GIVEN INSTRUCTION: Copy exactly the lines that run from the top of the listing to the line containing "import seaborn as sns", both ends included, and omit the pictures.

SOURCE EXCERPT:

____

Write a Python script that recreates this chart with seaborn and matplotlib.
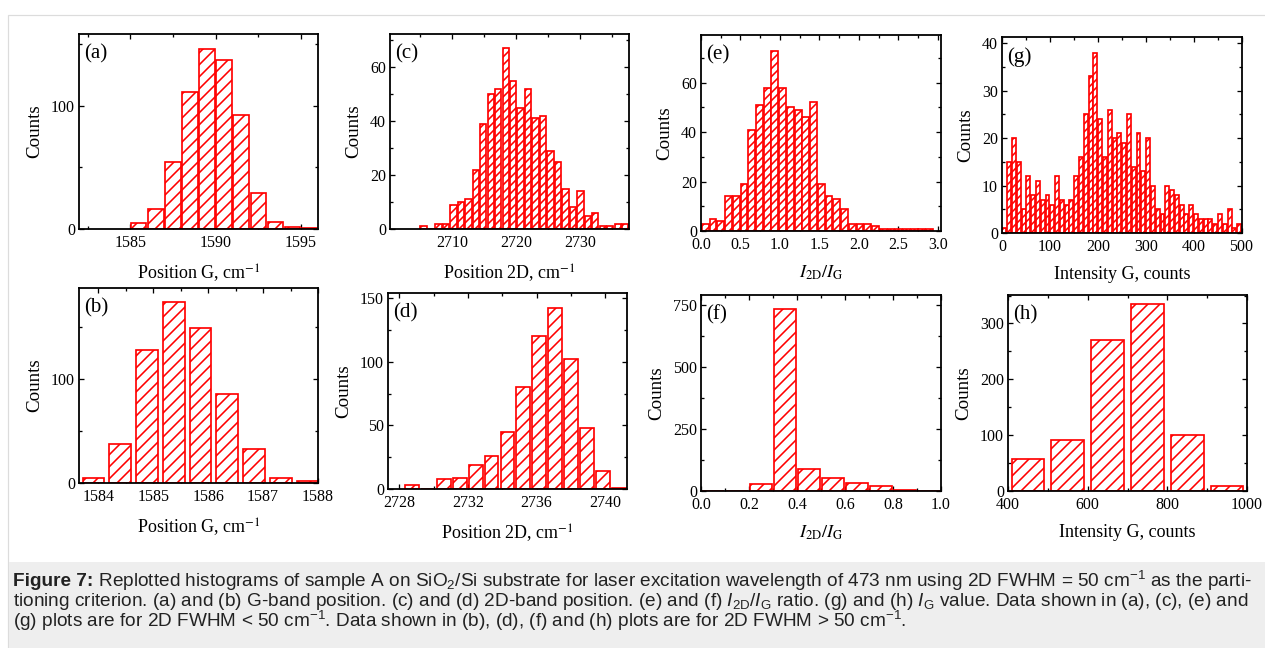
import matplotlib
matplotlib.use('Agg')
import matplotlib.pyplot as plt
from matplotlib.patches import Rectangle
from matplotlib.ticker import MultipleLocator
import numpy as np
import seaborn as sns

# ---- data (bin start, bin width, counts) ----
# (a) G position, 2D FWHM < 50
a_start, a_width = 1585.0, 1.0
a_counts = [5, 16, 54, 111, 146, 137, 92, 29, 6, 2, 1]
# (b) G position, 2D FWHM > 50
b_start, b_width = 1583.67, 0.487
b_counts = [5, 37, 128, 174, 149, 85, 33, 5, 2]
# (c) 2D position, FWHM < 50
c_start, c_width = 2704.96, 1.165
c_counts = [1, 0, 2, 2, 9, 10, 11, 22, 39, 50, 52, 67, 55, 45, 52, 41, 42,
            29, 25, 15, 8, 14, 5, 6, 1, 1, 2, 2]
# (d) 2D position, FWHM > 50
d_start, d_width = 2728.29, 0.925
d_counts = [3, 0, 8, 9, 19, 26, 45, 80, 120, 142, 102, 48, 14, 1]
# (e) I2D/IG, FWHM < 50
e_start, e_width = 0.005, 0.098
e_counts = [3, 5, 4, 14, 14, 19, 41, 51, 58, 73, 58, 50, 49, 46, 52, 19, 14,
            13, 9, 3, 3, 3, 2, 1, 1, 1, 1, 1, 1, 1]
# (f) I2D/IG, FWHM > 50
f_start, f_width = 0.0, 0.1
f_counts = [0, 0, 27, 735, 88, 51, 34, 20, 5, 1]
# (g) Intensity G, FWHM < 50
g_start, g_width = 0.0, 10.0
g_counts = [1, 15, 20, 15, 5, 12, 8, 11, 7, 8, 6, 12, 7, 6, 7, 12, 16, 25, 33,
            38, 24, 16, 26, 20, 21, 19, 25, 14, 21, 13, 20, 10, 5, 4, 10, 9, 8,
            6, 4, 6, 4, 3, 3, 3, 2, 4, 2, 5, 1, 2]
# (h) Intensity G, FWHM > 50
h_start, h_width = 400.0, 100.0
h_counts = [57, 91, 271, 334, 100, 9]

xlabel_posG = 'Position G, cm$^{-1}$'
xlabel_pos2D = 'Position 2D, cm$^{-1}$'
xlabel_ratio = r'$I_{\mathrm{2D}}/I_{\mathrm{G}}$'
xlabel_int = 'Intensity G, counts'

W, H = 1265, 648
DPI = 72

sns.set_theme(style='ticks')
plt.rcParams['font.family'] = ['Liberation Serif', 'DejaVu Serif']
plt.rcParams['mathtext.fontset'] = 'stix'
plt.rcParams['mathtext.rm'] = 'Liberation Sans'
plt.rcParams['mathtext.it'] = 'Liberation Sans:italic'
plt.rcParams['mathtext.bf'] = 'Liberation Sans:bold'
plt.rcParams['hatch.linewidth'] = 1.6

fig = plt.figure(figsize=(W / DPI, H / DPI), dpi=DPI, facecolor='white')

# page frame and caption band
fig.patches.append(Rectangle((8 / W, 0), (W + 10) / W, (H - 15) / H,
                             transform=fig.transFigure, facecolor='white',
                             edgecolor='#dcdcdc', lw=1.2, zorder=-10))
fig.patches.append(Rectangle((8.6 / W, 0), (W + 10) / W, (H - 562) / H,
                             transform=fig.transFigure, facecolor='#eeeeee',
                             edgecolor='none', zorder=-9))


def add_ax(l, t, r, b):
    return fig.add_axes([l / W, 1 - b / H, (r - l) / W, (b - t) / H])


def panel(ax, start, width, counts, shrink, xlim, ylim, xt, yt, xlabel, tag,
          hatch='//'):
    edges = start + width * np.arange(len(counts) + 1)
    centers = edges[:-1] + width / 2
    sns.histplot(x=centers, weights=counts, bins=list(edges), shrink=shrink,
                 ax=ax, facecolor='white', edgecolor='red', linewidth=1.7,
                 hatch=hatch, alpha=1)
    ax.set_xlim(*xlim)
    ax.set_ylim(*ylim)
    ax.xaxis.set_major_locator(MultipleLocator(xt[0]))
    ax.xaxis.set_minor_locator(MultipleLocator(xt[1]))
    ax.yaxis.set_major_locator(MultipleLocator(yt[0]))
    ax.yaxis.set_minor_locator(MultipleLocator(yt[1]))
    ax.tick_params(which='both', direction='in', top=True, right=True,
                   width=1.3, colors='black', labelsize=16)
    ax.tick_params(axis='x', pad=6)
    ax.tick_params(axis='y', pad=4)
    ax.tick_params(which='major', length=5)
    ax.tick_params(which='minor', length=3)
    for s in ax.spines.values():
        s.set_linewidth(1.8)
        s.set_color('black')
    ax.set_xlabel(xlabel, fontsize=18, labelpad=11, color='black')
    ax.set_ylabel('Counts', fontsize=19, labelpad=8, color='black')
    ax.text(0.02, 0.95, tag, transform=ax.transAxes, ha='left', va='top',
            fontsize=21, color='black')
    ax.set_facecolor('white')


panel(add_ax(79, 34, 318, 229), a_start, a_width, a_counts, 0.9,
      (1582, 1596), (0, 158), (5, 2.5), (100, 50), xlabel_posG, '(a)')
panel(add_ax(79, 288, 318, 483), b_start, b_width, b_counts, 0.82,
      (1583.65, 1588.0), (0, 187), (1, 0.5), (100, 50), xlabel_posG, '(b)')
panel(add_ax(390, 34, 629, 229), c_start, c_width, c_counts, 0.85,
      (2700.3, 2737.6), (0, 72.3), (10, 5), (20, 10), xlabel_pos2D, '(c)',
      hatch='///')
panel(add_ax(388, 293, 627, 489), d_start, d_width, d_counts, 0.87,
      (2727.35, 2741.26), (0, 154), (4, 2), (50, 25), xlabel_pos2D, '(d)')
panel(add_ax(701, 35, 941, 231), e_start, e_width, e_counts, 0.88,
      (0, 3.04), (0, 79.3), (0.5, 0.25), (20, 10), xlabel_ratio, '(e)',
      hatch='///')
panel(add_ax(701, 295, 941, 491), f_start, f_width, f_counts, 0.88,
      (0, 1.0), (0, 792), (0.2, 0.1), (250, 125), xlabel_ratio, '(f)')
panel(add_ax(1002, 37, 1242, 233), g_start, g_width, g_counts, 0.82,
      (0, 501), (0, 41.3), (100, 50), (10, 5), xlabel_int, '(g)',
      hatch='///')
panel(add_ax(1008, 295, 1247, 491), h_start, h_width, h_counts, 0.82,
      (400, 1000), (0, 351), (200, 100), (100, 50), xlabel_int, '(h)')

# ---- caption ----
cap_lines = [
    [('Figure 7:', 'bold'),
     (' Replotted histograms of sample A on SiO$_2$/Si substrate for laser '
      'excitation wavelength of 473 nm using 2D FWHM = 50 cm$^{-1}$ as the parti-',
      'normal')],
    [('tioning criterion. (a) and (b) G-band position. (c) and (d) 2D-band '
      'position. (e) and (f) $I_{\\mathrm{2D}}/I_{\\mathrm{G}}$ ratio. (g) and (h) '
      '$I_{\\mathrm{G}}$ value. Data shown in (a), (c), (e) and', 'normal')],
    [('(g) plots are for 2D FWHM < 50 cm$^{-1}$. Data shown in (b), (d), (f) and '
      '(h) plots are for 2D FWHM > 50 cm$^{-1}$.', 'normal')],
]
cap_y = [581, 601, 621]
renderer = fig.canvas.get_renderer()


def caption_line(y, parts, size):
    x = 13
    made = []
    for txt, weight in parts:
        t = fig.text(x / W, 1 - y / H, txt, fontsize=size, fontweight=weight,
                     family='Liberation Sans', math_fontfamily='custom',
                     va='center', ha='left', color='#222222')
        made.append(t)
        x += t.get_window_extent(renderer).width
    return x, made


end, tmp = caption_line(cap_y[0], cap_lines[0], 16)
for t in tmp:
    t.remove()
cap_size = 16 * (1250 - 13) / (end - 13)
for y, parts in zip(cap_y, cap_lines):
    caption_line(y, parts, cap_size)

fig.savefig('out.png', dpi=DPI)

____

CORRECT OUTPUT:
Write a Python script that recreates this chart with seaborn and matplotlib.
import matplotlib
matplotlib.use('Agg')
import matplotlib.pyplot as plt
from matplotlib.patches import Rectangle
from matplotlib.ticker import MultipleLocator
import numpy as np
import seaborn as sns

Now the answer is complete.